- To do -
Print exactly the lines from the first one down to the line that contains "responsible for Latrine", both included, and skip the pictures.

- Data shown -
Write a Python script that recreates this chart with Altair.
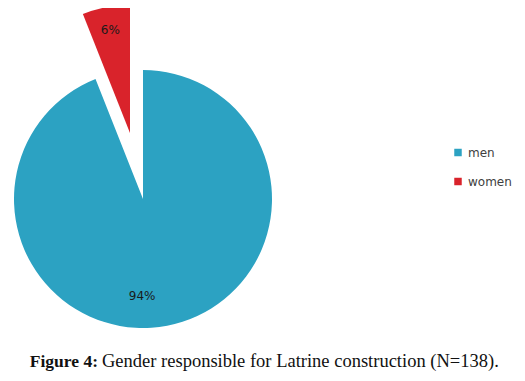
import altair as alt
import pandas as pd

categories = ["men", "women"]
values = [94, 6]
labels = ["94%", "6%"]
colors = ["#2CA2C2", "#D9232B"]
caption_bold = ["Figure 4:"]
caption_text = ["Gender responsible for Latrine construction (N=138)."]

df = pd.DataFrame({"gender": categories, "pct": values, "label": labels})

TOP = 8                    # top padding (chart y = page y - 16)
CX, CY = 135, 183          # main pie centre
WX, WY = 122, 117          # exploded women slice centre
R = 129

order = alt.Order("gender:N", sort="ascending")

base = alt.Chart(df).encode(
    theta=alt.Theta("pct:Q", stack=True),
    order=order,
    color=alt.Color(
        "gender:N",
        scale=alt.Scale(domain=categories, range=colors),
        legend=alt.Legend(
            title=None, orient="none", legendX=444, legendY=130.5,
            symbolType="square", symbolSize=56, symbolStrokeWidth=0,
            labelFont="DejaVu Sans", labelFontSize=12, labelColor="#404040",
            rowPadding=17, labelOffset=4,
        ),
    ),
)

men_arc = base.mark_arc(radius=R, stroke=None).encode(
    x=alt.value(CX), y=alt.value(CY),
    opacity=alt.condition("datum.gender == 'men'", alt.value(1), alt.value(0)),
)
women_arc = base.mark_arc(radius=R - 1, stroke=None).encode(
    x=alt.value(WX), y=alt.value(WY),
    opacity=alt.condition("datum.gender == 'women'", alt.value(1), alt.value(0)),
)

text_base = alt.Chart(df).encode(
    theta=alt.Theta("pct:Q", stack=True),
    order=order,
    text="label:N",
)
men_txt = text_base.mark_text(radius=97.5, thetaOffset=0.197, font="DejaVu Sans",
                              fontSize=12, color="#1a1a1a").encode(
    x=alt.value(CX), y=alt.value(CY),
    opacity=alt.condition("datum.gender == 'men'", alt.value(1), alt.value(0)),
)
women_txt = text_base.mark_text(radius=105, font="DejaVu Sans",
                                fontSize=12, color="#1a1a1a").encode(
    x=alt.value(WX), y=alt.value(WY),
    opacity=alt.condition("datum.gender == 'women'", alt.value(1), alt.value(0)),
)

cap1 = alt.Chart(pd.DataFrame({"t": caption_bold})).mark_text(
    font="Liberation Serif", fontSize=17.5, fontWeight="bold", align="right",
    baseline="alphabetic", color="#111111",
).encode(text="t:N", x=alt.value(90), y=alt.value(351))
cap2 = alt.Chart(pd.DataFrame({"t": caption_text})).mark_text(
    font="Liberation Serif", fontSize=18.5, align="left",
    baseline="alphabetic", color="#111111",
).encode(text="t:N", x=alt.value(94), y=alt.value(351))

chart = alt.layer(men_arc, women_arc, men_txt, women_txt, cap1, cap2).properties(
    width=509, height=357,
    autosize=alt.AutoSizeParams(type="none"),
    padding={"left": 0, "top": TOP, "right": 0, "bottom": 0},
).configure_view(stroke=None)

chart.save("out.html", embed_options={"renderer": "svg", "actions": False})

- Full solution -
Write a Python script that recreates this chart with Altair.
import altair as alt
import pandas as pd

categories = ["men", "women"]
values = [94, 6]
labels = ["94%", "6%"]
colors = ["#2CA2C2", "#D9232B"]
caption_bold = ["Figure 4:"]
caption_text = ["Gender responsible for Latrine construction (N=138)."]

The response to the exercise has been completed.